- Exercise description:
Set down, word for word, only the lines from the start of the records through the line bearing "const toPts = (xs: number[], ys: number[])"; include no pictures.

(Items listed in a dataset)

# # #

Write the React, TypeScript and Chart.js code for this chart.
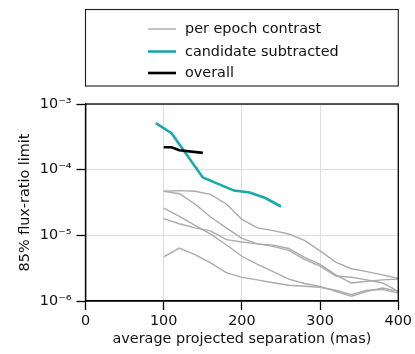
import React, { useEffect, useRef } from 'react';
import { Chart, registerables } from 'chart.js';

Chart.register(...registerables);

const FONT = '"DejaVu Sans", "Liberation Sans", sans-serif';
const FS = 14.4;

// Separation grid (mas) for the per-epoch contrast curves
const sepX = [100, 120, 140, 160, 180, 200, 220, 240, 260, 280, 300, 320, 340, 360, 380, 400];

// Per-epoch contrast curves (85% flux-ratio limit)
const epochA = [4.7e-5, 4.8e-5, 4.7e-5, 4.2e-5, 3.0e-5, 1.75e-5, 1.3e-5, 1.18e-5, 1.05e-5, 8.4e-6, 5.8e-6, 3.9e-6, 3.1e-6, 2.8e-6, 2.5e-6, 2.2e-6];
const epochB = [4.7e-5, 4.3e-5, 3.0e-5, 1.9e-5, 1.3e-5, 9.0e-6, 7.4e-6, 7.1e-6, 6.3e-6, 4.6e-6, 3.6e-6, 2.5e-6, 1.88e-6, 2.0e-6, 2.1e-6, 2.15e-6];
const epochC = [2.6e-5, 1.95e-5, 1.42e-5, 1.04e-5, 7.2e-6, 4.8e-6, 3.6e-6, 2.8e-6, 2.15e-6, 1.85e-6, 1.67e-6, 1.4e-6, 1.18e-6, 1.4e-6, 1.58e-6, 1.4e-6];
const epochD = [1.8e-5, 1.5e-5, 1.3e-5, 1.17e-5, 8.6e-6, 7.9e-6, 7.4e-6, 6.8e-6, 5.9e-6, 4.3e-6, 3.4e-6, 2.4e-6, 2.3e-6, 2.1e-6, 1.88e-6, 1.4e-6];
const epochE = [4.7e-6, 6.4e-6, 5.1e-6, 3.8e-6, 2.7e-6, 2.29e-6, 2.1e-6, 1.9e-6, 1.74e-6, 1.68e-6, 1.62e-6, 1.46e-6, 1.25e-6, 1.46e-6, 1.5e-6, 1.32e-6];

// Candidate subtracted curve
const candX = [90, 110, 150, 190, 210, 230, 250];
const candY = [5.1e-4, 3.6e-4, 7.6e-5, 4.8e-5, 4.5e-5, 3.7e-5, 2.75e-5];

// Overall curve
const overallX = [100, 110, 120, 150];
const overallY = [2.2e-4, 2.19e-4, 1.97e-4, 1.8e-4];

// Axis ticks
const xTickValues = [0, 100, 200, 300, 400];
const yTickValues = [1e-6, 1e-5, 1e-4, 1e-3];
const yTickLabels = ['10⁻⁶', '10⁻⁵', '10⁻⁴', '10⁻³'];

const legendLabels = ['per epoch contrast', 'candidate subtracted', 'overall'];
const xTitle = 'average projected separation (mas)';
const yTitle = '85% flux-ratio limit';

const GRAY = '#ababab';
const CYAN = '#19a9aa';
const BLACK = '#000000';

const toPts = (xs: number[], ys: number[]) => xs.map((x, i) => ({ x, y: ys[i] }));

const frameAndLegend = {
  id: 'frameAndLegend',
  afterDraw(chart: any) {
    const { ctx, chartArea: a } = chart;
    ctx.save();
    // full axes frame
    ctx.strokeStyle = '#000';
    ctx.lineWidth = 1.3;
    ctx.strokeRect(a.left, a.top, a.right - a.left, a.bottom - a.top);
    // legend box
    const bx = a.left;
    const bw = a.right - a.left;
    const by = 9.5;
    const bh = 76.5;
    ctx.lineWidth = 1.1;
    ctx.strokeStyle = '#1a1a1a';
    ctx.strokeRect(bx, by, bw, bh);
    const colors = [GRAY, CYAN, BLACK];
    const widths = [1.4, 2.6, 2.6];
    const rows = [29, 51.5, 73];
    ctx.font = FS + 'px ' + FONT;
    ctx.textBaseline = 'middle';
    ctx.textAlign = 'left';
    legendLabels.forEach((lab, i) => {
      ctx.beginPath();
      ctx.strokeStyle = colors[i];
      ctx.lineWidth = widths[i];
      ctx.moveTo(148, rows[i]);
      ctx.lineTo(176, rows[i]);
      ctx.stroke();
      ctx.fillStyle = '#111';
      ctx.fillText(lab, 185, rows[i] + 0.5);
    });
    ctx.restore();
  },
};

export default function App() {
  const ref = useRef<HTMLCanvasElement | null>(null);

  useEffect(() => {
    if (!ref.current) return;
    const grayDs = [epochA, epochB, epochC, epochD, epochE].map((ys) => ({
      label: legendLabels[0],
      data: toPts(sepX, ys),
      borderColor: GRAY,
      borderWidth: 1.4,
      pointRadius: 0,
      tension: 0,
      fill: false,
    }));
    const chart = new Chart(ref.current, {
      type: 'line',
      data: {
        datasets: [
          {
            label: legendLabels[2],
            data: toPts(overallX, overallY),
            borderColor: BLACK,
            borderWidth: 2.6,
            pointRadius: 0,
            tension: 0,
            fill: false,
          },
          {
            label: legendLabels[1],
            data: toPts(candX, candY),
            borderColor: CYAN,
            borderWidth: 2.6,
            pointRadius: 0,
            tension: 0,
            fill: false,
          },
          ...grayDs,
        ],
      },
      options: {
        responsive: false,
        animation: false,
        events: [],
        layout: { padding: { top: 104, right: 14, left: 0, bottom: 0 } },
        plugins: {
          legend: { display: false },
          tooltip: { enabled: false },
        },
        scales: {
          x: {
            type: 'linear',
            min: 0,
            max: 400,
            afterBuildTicks: (scale: any) => {
              scale.ticks = xTickValues.map((v) => ({ value: v }));
            },
            afterFit: (scale: any) => {
              scale.height = 53;
            },
            ticks: {
              color: '#111',
              font: { family: FONT, size: FS },
              padding: 3,
              maxRotation: 0,
            },
            grid: {
              color: '#dedede',
              lineWidth: 1,
              drawTicks: true,
              tickLength: 9,
              tickColor: '#000',
              tickWidth: 1.3,
            },
            border: { display: true, color: '#000', width: 1.3 },
            title: {
              display: true,
              text: xTitle,
              color: '#111',
              font: { family: FONT, size: FS },
              padding: { top: 0, bottom: 6 },
            },
          },
          y: {
            type: 'logarithmic',
            min: 1e-6,
            max: 1e-3,
            afterBuildTicks: (scale: any) => {
              scale.ticks = yTickValues.map((v) => ({ value: v }));
            },
            afterFit: (scale: any) => {
              scale.width = 85.5;
            },
            ticks: {
              color: '#111',
              font: { family: FONT, size: FS },
              padding: 5,
              callback: (value: any) => {
                const idx = yTickValues.findIndex((v) => Math.abs(Math.log10(v) - Math.log10(Number(value))) < 1e-6);
                return idx >= 0 ? yTickLabels[idx] : '';
              },
            },
            grid: {
              color: '#dedede',
              lineWidth: 1,
              drawTicks: true,
              tickLength: 9,
              tickColor: '#000',
              tickWidth: 1.3,
            },
            border: { display: true, color: '#000', width: 1.3 },
            title: {
              display: true,
              text: yTitle,
              color: '#111',
              font: { family: FONT, size: FS },
              padding: { top: 16.5, bottom: 0 },
            },
          },
        },
      },
      plugins: [frameAndLegend],
    } as any);
    return () => chart.destroy();
  }, []);

  return (
    <div style={{ position: 'absolute', left: 0, top: 0, width: 415, height: 354, background: '#fff' }}>
      <canvas ref={ref} width={415} height={354} style={{ display: 'block', width: 415, height: 354 }} />
    </div>
  );
}
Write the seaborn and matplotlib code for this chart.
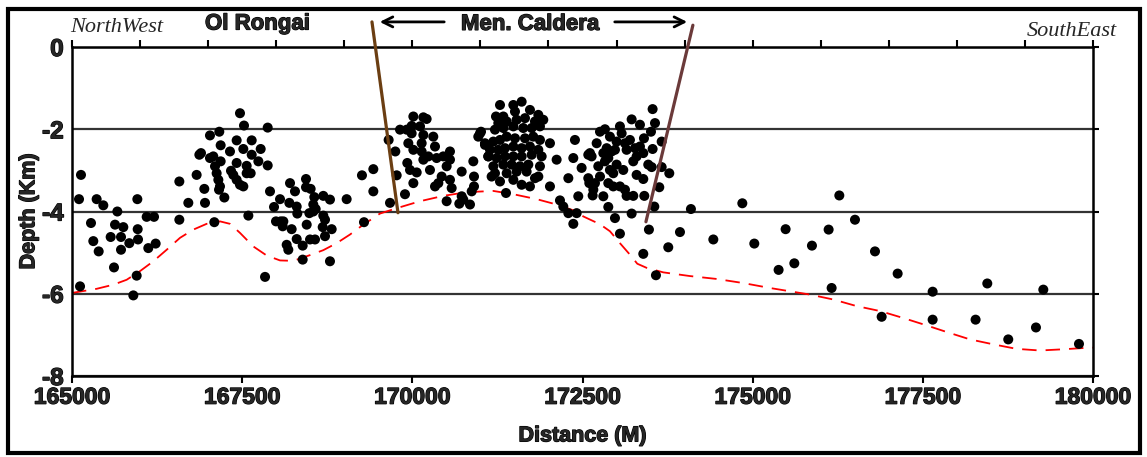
import matplotlib
matplotlib.use("Agg")
import matplotlib.pyplot as plt
import matplotlib.patheffects as pe
from matplotlib.patches import Rectangle
from matplotlib.ticker import MultipleLocator
import seaborn as sns
import pandas as pd

# ---------------- data ----------------
quake_distance = [
    # Ol Rongai west group
    165118, 165132, 165103, 165279, 165362, 165460, 165313, 165392, 165617, 165568,
    165666, 165632, 165754, 165720, 165720, 165842, 165960, 165965, 165970, 165950,
    165901, 166097, 166205, 166121, 166229, 166577, 166577, 166709, 166831, 166871,
    166895, 166954, 166944, 167091, 167027, 167164, 167184, 167184, 167027, 167076,
    167101, 167125, 167150, 167174, 167160, 167238, 167321, 167336, 167370, 167419,
    167468, 167517, 167419, 167468, 167527, 167419, 167517, 167640, 167640, 167566,
    167566, 167625, 167772, 167738, 167875, 167875, 167591, 167836,
    # Ol Rongai east group
    167909, 168056, 167968, 168203, 168276, 168438, 168438, 168506, 168560, 168545,
    168580, 168692, 168790, 168193, 168301, 168310, 167997, 168066, 168105, 168095,
    168227, 168301, 168389, 168154, 168178, 168448, 168487, 168545, 168497, 168570,
    168692, 168717, 168683, 168815, 168717, 168389, 168790, 169035, 169260, 169427,
    169427, 169672, 169290, 169652, 169750, 169770,
    # caldera west
    169892, 169819, 169917, 169990, 170015, 169990, 170162, 170210, 170113, 170162,
    169941, 170015, 170137, 170137, 169926, 169966, 170064, 170015, 170162, 170235,
    170308, 170333, 170357, 170455, 170553, 170553, 170504, 170259, 170431, 170382,
    170333, 170553, 170578, 170504, 170725, 170690, 170749, 170847, 170896, 170906,
    170906, 170872, 170725, 170994, 171067, 171116,
    # caldera centre
    171288, 171484, 171606, 171508, 171728, 171851, 171924, 171229, 171337, 171263,
    171386, 171532, 171655, 171802, 171009, 170969, 171214, 171337, 171484, 171630,
    171753, 171875, 171067, 171190, 171288, 171386, 171508, 171655, 171777, 171875,
    172022, 171141, 171263, 171361, 171484, 171606, 171728, 171851, 171116, 171239,
    171361, 171484, 171606, 171753, 171900, 171190, 171337, 171459, 171581, 171704,
    171875, 171214, 171386, 171532, 171679, 171802, 171165, 171288, 171484, 171606,
    171728, 171851, 172022, 172120, 172389, 172365, 172487, 172292, 172438, 172585,
    171376, 172169, 172218, 172292, 172365, 172414,
    # caldera east
    172649, 172585, 172600, 172659, 172610, 172634, 172708, 172757, 172830, 172903,
    173050, 173075, 173222, 173344, 173530, 173565, 173506, 173663, 173403, 173197,
    173124, 173001, 172855, 172928, 172806, 172879, 172830, 172977, 173148, 173271,
    173344, 173393, 173295, 173246, 173001, 173099, 172903, 172952, 172732, 172757,
    172879, 173050, 173124, 172952, 172806, 172683, 173295, 173393, 173466, 173516,
    173663, 173775, 173628, 173530, 173246, 173408, 173148, 172879, 173222, 172977,
    173050, 173555, 173476, 173393, 173579, 173760, 173932, 174093, 174422, 174848,
    175024, 175484, 175381, 175612,
    # south-east tail
    175871, 176116, 176273, 176503, 176160, 176797, 177130, 176895, 177644, 177644,
    178275, 178447, 178755, 179162, 179270, 179794,
]
quake_depth = [
    -5.82, -3.11, -3.70, -4.28, -3.70, -3.85, -4.72, -4.97, -5.36, -4.62,
    -4.00, -4.32, -4.38, -4.62, -4.93, -4.77, -3.70, -4.43, -4.68, -5.56,
    -6.04, -4.13, -4.13, -4.89, -4.78, -3.27, -4.20, -3.79, -3.11, -2.62,
    -2.58, -3.79, -3.45, -4.26, -2.15, -2.06, -2.39, -2.78, -2.70, -2.66,
    -2.90, -3.07, -3.23, -3.39, -3.47, -3.66, -2.54, -3.01, -3.11, -3.23,
    -3.35, -3.39, -2.82, -1.61, -1.91, -2.27, -2.48, -2.27, -2.62, -2.89,
    -3.07, -3.07, -2.48, -2.78, -1.96, -2.88, -4.10, -5.59,
    -3.51, -3.70, -3.89, -3.31, -3.51, -3.21, -3.41, -3.45, -3.65, -3.83,
    -3.94, -3.62, -3.71, -3.79, -3.88, -4.05, -4.24, -4.24, -4.24, -4.36,
    -4.43, -4.67, -4.83, -4.81, -4.93, -4.32, -4.04, -4.00, -4.68, -4.68,
    -4.10, -4.20, -4.38, -4.43, -4.60, -5.17, -5.21, -3.70, -3.12, -2.97,
    -3.51, -3.79, -4.26, -2.26, -2.54, -3.12,
    -3.58, -2.01, -2.01, -1.92, -1.69, -2.10, -1.71, -1.75, -1.93, -2.14,
    -2.34, -2.50, -2.34, -2.54, -2.82, -2.99, -3.05, -3.31, -2.74, -2.66,
    -2.18, -2.42, -2.70, -2.66, -2.54, -2.74, -2.90, -2.99, -3.15, -3.31,
    -3.39, -3.23, -3.43, -3.75, -3.63, -3.81, -3.71, -3.83, -2.78, -3.15,
    -3.39, -3.51, -3.03, -2.10, -2.38, -2.66,
    -1.41, -1.41, -1.33, -1.57, -1.53, -1.65, -1.77, -1.69, -1.69, -1.85,
    -1.81, -1.77, -1.73, -1.81, -2.06, -2.18, -2.01, -1.97, -1.93, -1.97,
    -1.97, -1.93, -2.34, -2.30, -2.26, -2.18, -2.22, -2.22, -2.18, -2.26,
    -2.34, -2.50, -2.50, -2.46, -2.42, -2.46, -2.42, -2.50, -2.66, -2.70,
    -2.66, -2.66, -2.66, -2.62, -2.66, -2.90, -2.86, -2.86, -2.90, -2.86,
    -2.90, -3.07, -3.07, -3.03, -3.03, -3.19, -3.15, -3.27, -3.23, -3.35,
    -3.39, -3.15, -3.39, -2.74, -2.26, -2.70, -2.94, -3.19, -3.63, -2.62,
    -3.55, -3.73, -3.88, -4.04, -4.30, -4.04,
    -3.61, -3.19, -3.31, -3.47, -2.58, -2.66, -2.34, -2.06, -2.00, -2.18,
    -1.93, -2.10, -1.76, -1.89, -1.51, -1.85, -2.06, -2.30, -2.22, -2.26,
    -2.34, -2.30, -2.46, -2.54, -2.58, -2.70, -2.78, -2.50, -2.50, -2.46,
    -2.42, -2.58, -2.66, -2.78, -2.86, -2.99, -2.99, -3.07, -2.90, -3.15,
    -3.31, -3.39, -3.47, -3.39, -3.63, -3.31, -3.11, -3.21, -2.86, -2.92,
    -2.92, -3.07, -3.41, -2.48, -3.62, -3.62, -3.62, -3.89, -4.05, -4.16,
    -4.54, -3.88, -4.44, -5.03, -5.55, -4.87, -4.50, -3.94, -4.68, -3.80,
    -4.78, -4.43, -5.42, -5.26,
    -4.83, -4.44, -3.61, -4.20, -5.86, -4.97, -5.51, -6.56, -5.95, -6.63,
    -6.63, -5.75, -7.11, -6.82, -5.90, -7.22,
]

boundary_distance = [
    165000, 165362, 165607, 165803, 165999, 166195, 166391, 166587, 166783, 166978,
    167174, 167321, 167468, 167664, 167860, 168056, 168252, 168497, 168692, 168888,
    169084, 169280, 169525, 169770, 170113, 170455, 170798, 171190, 171484, 171827,
    172120, 172414, 172512, 172757, 172903, 173050, 173197, 173305, 173442, 173687,
    174079, 174470, 174862, 175254, 175842, 176185, 176527, 176870, 177213, 177556,
    177850, 178193, 178535, 178878, 179221, 179564, 179955, 180000,
]
boundary_depth = [
    -5.98, -5.88, -5.78, -5.66, -5.45, -5.21, -4.93, -4.64, -4.44, -4.30,
    -4.24, -4.30, -4.52, -4.85, -5.07, -5.19, -5.20, -5.06, -4.94, -4.77,
    -4.56, -4.32, -4.05, -3.92, -3.75, -3.62, -3.53, -3.50, -3.58, -3.70,
    -3.83, -4.00, -4.12, -4.31, -4.48, -4.77, -5.05, -5.27, -5.37, -5.48,
    -5.57, -5.64, -5.74, -5.86, -6.02, -6.14, -6.30, -6.42, -6.59, -6.77,
    -6.93, -7.11, -7.23, -7.34, -7.38, -7.35, -7.31, -7.31,
]

fault_west_distance = [169407, 169789]
fault_west_depth = [0.61, -4.03]
fault_east_distance = [174122, 173432]
fault_east_depth = [0.53, -4.25]

caldera_span = [169480, 174079]
caldera_label_x = 171730
x_ticks = [165000, 167500, 170000, 172500, 175000, 177500, 180000]
y_ticks = [0, -2, -4, -6, -8]

# ---------------- style ----------------
sns.set_style("white")
plt.rcParams['font.family'] = ['Liberation Sans', 'DejaVu Sans']

fig = plt.figure(figsize=(11.47, 4.57), dpi=100)
ax = fig.add_axes([72 / 1147, 1 - 376 / 457, (1093 - 72) / 1147, (376 - 47) / 457])

quakes = pd.DataFrame({"Distance": quake_distance, "Depth": quake_depth})
boundary = pd.DataFrame({"Distance": boundary_distance, "Depth": boundary_depth})

sns.lineplot(data=boundary, x="Distance", y="Depth", sort=False, ax=ax,
             color="#ff0000", lw=1.3, dashes=False, zorder=2)
ax.lines[-1].set_dashes((8, 5))

sns.scatterplot(data=quakes, x="Distance", y="Depth", ax=ax, color="black",
                s=52, edgecolor="none", linewidth=0, zorder=3)

ax.plot(fault_west_distance, fault_west_depth, color="#6b3e12", lw=2.3,
        clip_on=False, zorder=4)
ax.plot(fault_east_distance, fault_east_depth, color="#6b3a3a", lw=2.3,
        clip_on=False, zorder=4)

ax.set_xlim(165000, 180000)
ax.set_ylim(-8, 0)

heavy = [pe.withStroke(linewidth=0.9, foreground="black")]

ax.set_xticks(x_ticks)
ax.set_xticklabels([str(v) for v in x_ticks], fontsize=16.5, fontweight="bold")
ax.set_yticks(y_ticks)
ax.set_yticklabels([str(v) for v in y_ticks], fontsize=17.5, fontweight="bold")
for lab in ax.get_xticklabels() + ax.get_yticklabels():
    lab.set_path_effects(heavy)
ax.xaxis.set_minor_locator(MultipleLocator(1000))
ax.xaxis.remove_overlapping_locs = False

ax.tick_params(axis="x", which="major", bottom=True, top=False, direction="out",
               length=5, width=1.5, color="black", pad=2)
ax.tick_params(axis="x", which="minor", bottom=False, top=True, direction="out",
               length=5, width=1.5, color="black")
ax.tick_params(axis="y", which="major", left=False, right=True, direction="out",
               length=4, width=1.5, color="black", pad=2)

ax.grid(axis="y", color="#333333", lw=1.6)
ax.set_axisbelow(True)
for sp in ax.spines.values():
    sp.set_visible(True)
    sp.set_color("black")
    sp.set_linewidth(1.8)

ax.set_xlabel("Distance (M)", fontsize=15.5, fontweight="bold", labelpad=12,
              path_effects=heavy)
ax.set_ylabel("Depth (Km)", fontsize=15.5, fontweight="bold", labelpad=2,
              path_effects=heavy)

# caldera arrow annotation
ax.annotate("", xy=(caldera_span[0], 0.61), xytext=(170509, 0.61),
            arrowprops=dict(arrowstyle="->", lw=2, color="black", mutation_scale=18),
            annotation_clip=False)
ax.annotate("", xy=(caldera_span[1], 0.61), xytext=(172933, 0.61),
            arrowprops=dict(arrowstyle="->", lw=2, color="black", mutation_scale=18),
            annotation_clip=False)
ax.text(caldera_label_x, 0.55, "Men. Caldera", ha="center", va="center",
        fontsize=16, fontweight="bold", clip_on=False, path_effects=heavy)

fig.text(70 / 1147, 1 - 28 / 457, "NorthWest", ha="left", va="center",
         fontsize=16, style="italic", family=["Liberation Serif", "DejaVu Serif"])
fig.text(205 / 1147, 1 - 24 / 457, "Ol Rongai", ha="left", va="center",
         fontsize=16, fontweight="bold", path_effects=heavy)
fig.text(1117 / 1147, 1 - 32 / 457, "SouthEast", ha="right", va="center",
         fontsize=16, style="italic", family=["Liberation Serif", "DejaVu Serif"])

fig.patches.append(Rectangle((8 / 1147, 4 / 457), (1140 - 8) / 1147, (452 - 8) / 457,
                             transform=fig.transFigure, fill=False, lw=3,
                             ec="black"))

fig.savefig("out.png", dpi=100)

# # #

- Result:
Write the React, TypeScript and Chart.js code for this chart.
import React, { useEffect, useRef } from 'react';
import { Chart, registerables } from 'chart.js';

Chart.register(...registerables);

const FONT = '"DejaVu Sans", "Liberation Sans", sans-serif';
const FS = 14.4;

// Separation grid (mas) for the per-epoch contrast curves
const sepX = [100, 120, 140, 160, 180, 200, 220, 240, 260, 280, 300, 320, 340, 360, 380, 400];

// Per-epoch contrast curves (85% flux-ratio limit)
const epochA = [4.7e-5, 4.8e-5, 4.7e-5, 4.2e-5, 3.0e-5, 1.75e-5, 1.3e-5, 1.18e-5, 1.05e-5, 8.4e-6, 5.8e-6, 3.9e-6, 3.1e-6, 2.8e-6, 2.5e-6, 2.2e-6];
const epochB = [4.7e-5, 4.3e-5, 3.0e-5, 1.9e-5, 1.3e-5, 9.0e-6, 7.4e-6, 7.1e-6, 6.3e-6, 4.6e-6, 3.6e-6, 2.5e-6, 1.88e-6, 2.0e-6, 2.1e-6, 2.15e-6];
const epochC = [2.6e-5, 1.95e-5, 1.42e-5, 1.04e-5, 7.2e-6, 4.8e-6, 3.6e-6, 2.8e-6, 2.15e-6, 1.85e-6, 1.67e-6, 1.4e-6, 1.18e-6, 1.4e-6, 1.58e-6, 1.4e-6];
const epochD = [1.8e-5, 1.5e-5, 1.3e-5, 1.17e-5, 8.6e-6, 7.9e-6, 7.4e-6, 6.8e-6, 5.9e-6, 4.3e-6, 3.4e-6, 2.4e-6, 2.3e-6, 2.1e-6, 1.88e-6, 1.4e-6];
const epochE = [4.7e-6, 6.4e-6, 5.1e-6, 3.8e-6, 2.7e-6, 2.29e-6, 2.1e-6, 1.9e-6, 1.74e-6, 1.68e-6, 1.62e-6, 1.46e-6, 1.25e-6, 1.46e-6, 1.5e-6, 1.32e-6];

// Candidate subtracted curve
const candX = [90, 110, 150, 190, 210, 230, 250];
const candY = [5.1e-4, 3.6e-4, 7.6e-5, 4.8e-5, 4.5e-5, 3.7e-5, 2.75e-5];

// Overall curve
const overallX = [100, 110, 120, 150];
const overallY = [2.2e-4, 2.19e-4, 1.97e-4, 1.8e-4];

// Axis ticks
const xTickValues = [0, 100, 200, 300, 400];
const yTickValues = [1e-6, 1e-5, 1e-4, 1e-3];
const yTickLabels = ['10⁻⁶', '10⁻⁵', '10⁻⁴', '10⁻³'];

const legendLabels = ['per epoch contrast', 'candidate subtracted', 'overall'];
const xTitle = 'average projected separation (mas)';
const yTitle = '85% flux-ratio limit';

const GRAY = '#ababab';
const CYAN = '#19a9aa';
const BLACK = '#000000';

const toPts = (xs: number[], ys: number[]) => xs.map((x, i) => ({ x, y: ys[i] }));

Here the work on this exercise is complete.